As last year, my Thanksgiving-themed snippets will be coming from Chapter 19, “Happy Thanksgiving,” of the book formerly known as The Very First (which is set during 1938). The new and improved title will finally be revealed upon its release next year!

It’s now two days before Thanksgiving, and Sparky (real name Katherine), her mother, her oldest brother Gary (born Friedrich), her best friend Cinnimin, and Cinnimin’s older brother M.J. are buying food for the Smalls’ half of the joint household’s feast. They’re at a kosher candy store, where Cinni happily indulges her sweet tooth.

“Cinnimin, which marshmallow must I to buy?” Mrs. Small asked. “Are candy flavors good to cook?”

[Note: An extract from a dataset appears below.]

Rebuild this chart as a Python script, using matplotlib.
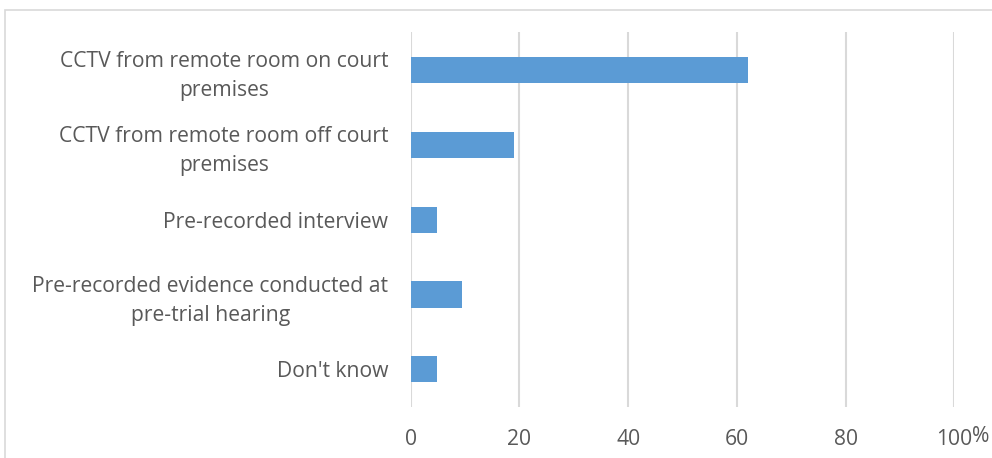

Cinni went over to the jars of marshmallows. “Plain ones are traditional, but you could probably use any flavors you wanted. They’re called candied yams for a reason. Boy, this store’s got a lot of neat flavors I never saw in any other candy store.”

Mrs. Small reached for a paper bag and scooped in marshmallows from the plain, cherry, mint, strawberry, chocolate, vanilla, orange, coconut, cranberry, and peppermint jars. Cinni hoped she’d realize she’d gotten too many, and give the extras to a very deserving recipient with an insatiable sweet tooth and a secret stash of candy under her bed.

Cinni’s several bags of assorted candies and sweets came to two dollars, while Mrs. Small’s marshmallows only rang up at fifty cents. The clandestine sweets in M.J.’s bag looked to cost about the same as Cinni’s, judging from the shape and size of the bulge.